Dieser Sammelband eignet sich vor allem deshalb als Einstieg in die frühneuzeitliche ländliche Geschichte des östlichen Deutschland, weil er auf besondere Weise Unterschiede und Übereinstimmungen von ländlichen wie kleinstädtischen Gemeinden hervorhebt. Die wichtigen Aspekte des Gemeindelebens werden genannt, es gibt keine ausschließliche Konzentration auf einen bestimmten Gemeindetyp. Insgesamt wird ein umfassender Eindruck von den Bedingungen, denen Kleinstädte und Dörfer in der Frühen Neuzeit unterworfen waren, vermittelt. Den Leserinnen und Lesern, die mit diesem Gebiet der Forschung intensiver bekannt sind, wird allerdings auffallen, dass nicht alle Darstellungen und Erkenntnisse neu sind.[1]

Anmerkung:

[1] Während die Geschichte der ostelbischen Kleinstädte meines Wissens bis dato tatsächlich ein Forschungsdesiderat darstellte, gibt es zur Geschichte des frühneuzeitlichen ostdeutschen Dorfes bereits einige Untersuchungen. Das schmälert nicht die grundsätzlich sehr gute Qualität der Darstellungen im Sammelband.

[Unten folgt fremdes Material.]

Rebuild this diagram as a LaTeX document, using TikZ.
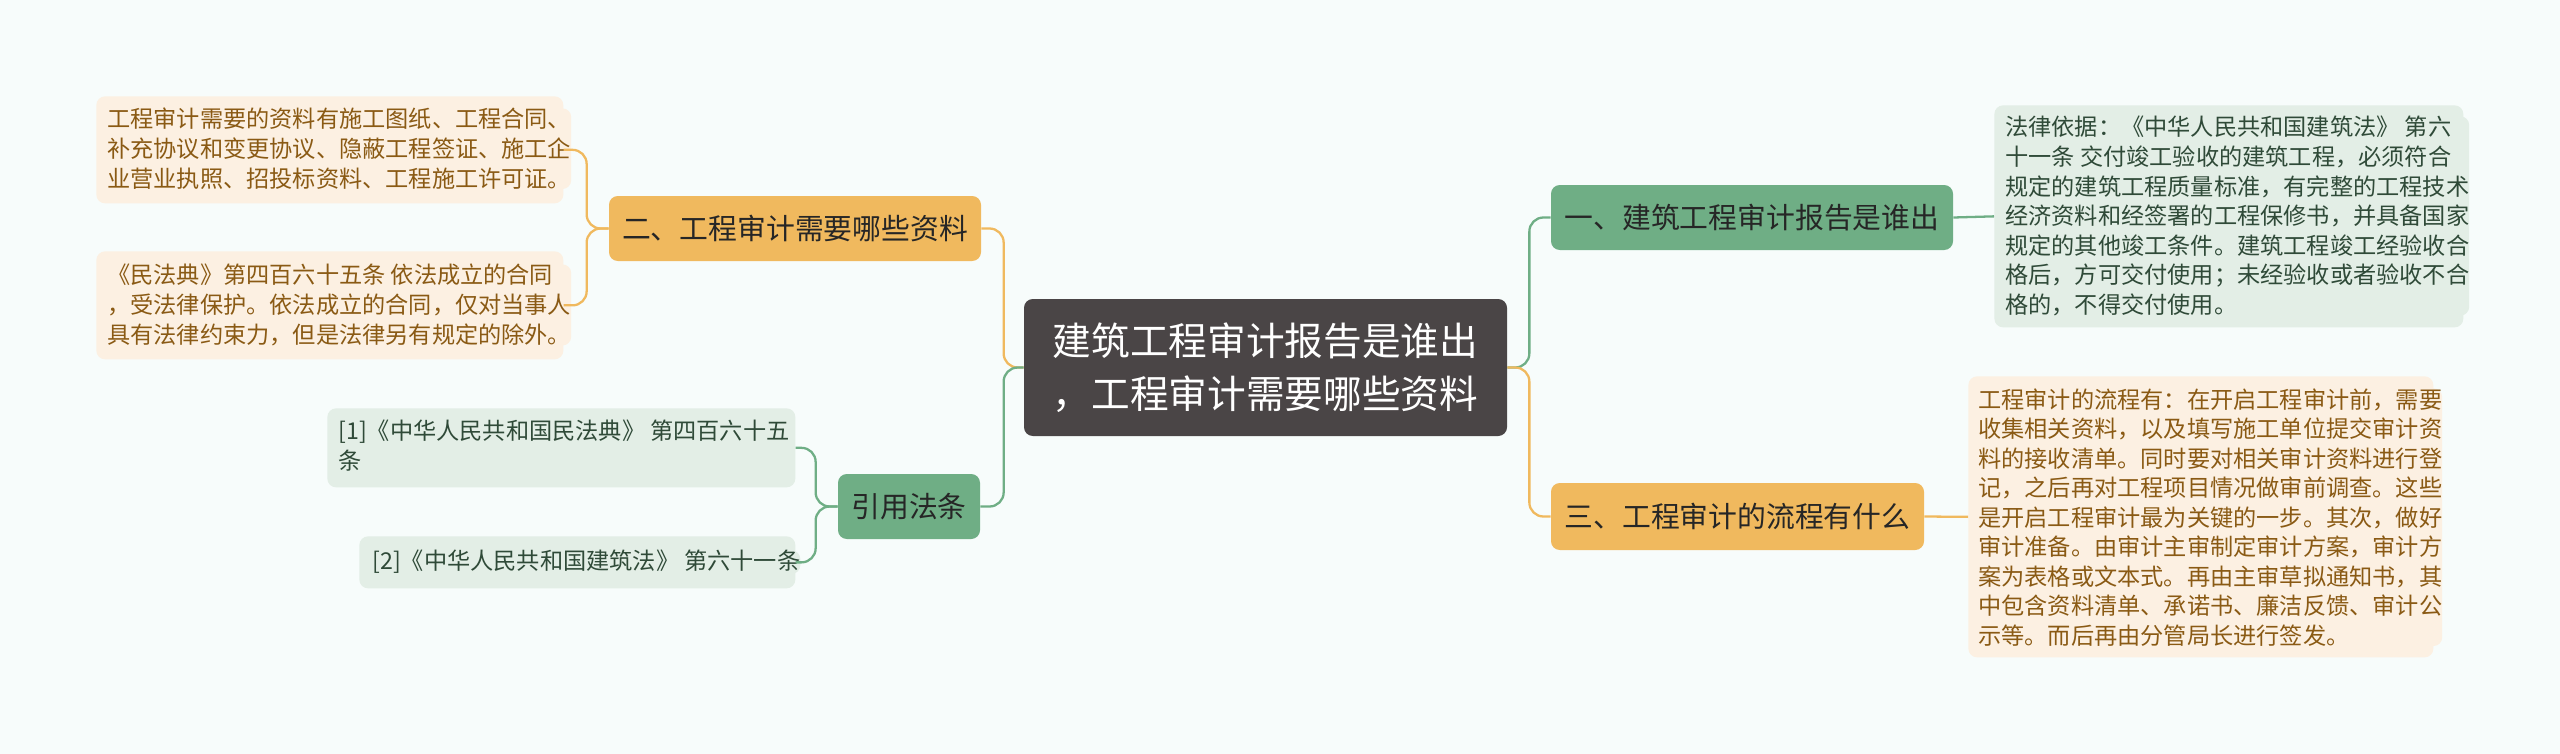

Von den am hier rezensierten Sammelband beteiligten Autorinnen und Autoren siehe beispielhaft einige Aufsätze aus: Jan Peters (Hg.): Konflikt und Kontrolle in Gutsherrschaftsgesellschaften. Über Resistenz- und Herrschaftsverhalten in ländlichen Sozialgebilden der Frühen Neuzeit (= Veröffentlichungen des Max-Planck-Instituts für Geschichte Band 120), Göttingen 1995. Ders. (Hg.): Gutsherrschaft als soziales Modell. Vergleichende Betrachtungen zur Funktionsweise frühneuzeitlicher Agrargesellschaften (= Historische Zeitschrift Beiheft 18), München 1995. Weiterhin zu diesem Thema unter anderem Lieselott Enders: Die Landgemeinde in Brandenburg. Grundzüge ihrer Funktion und Wirkungsweise vom 13. bis zum 18. Jahrhundert, in: Blätter für deutsche Landesgeschichte 129 (1993), S. 195-256. Dies.: Produktivkraftentwicklung und Marktverhalten. Die Agrarproduzenten der Uckermark im 18. Jahrhundert, in: Jahrbuch für Wirtschaftsgeschichte 1990/3, S. 81-105. Jan Klußmann: "Sie würden eher nicht schweren, bis sie ihre Herrschaft gesehen". Herrschaftsbeziehungen in ostelbischen Gebieten im Spiegel der Untertanenhuldigung, in: Historische Anthropologie 6 (1998), S. 33-54. Bernd Schildt: Bauer - Gemeinde - Nachbarschaft. Verfassung und Recht der Landgemeinde Thüringens in der frühen Neuzeit, Weimar 1996. Hartmut Zückert: Die brandenburgische Landgemeinde bis zum Dreißigjährigen Krieg, ihre Organe und Kompetenzen, in: Heinrich Richard Schmidt / André Holenstein / Andreas Würgler (Hg.): Gemeinde, Reformation und Widerstand. Festschrift für Peter Blickle, Tübingen 1998, S. 25-42.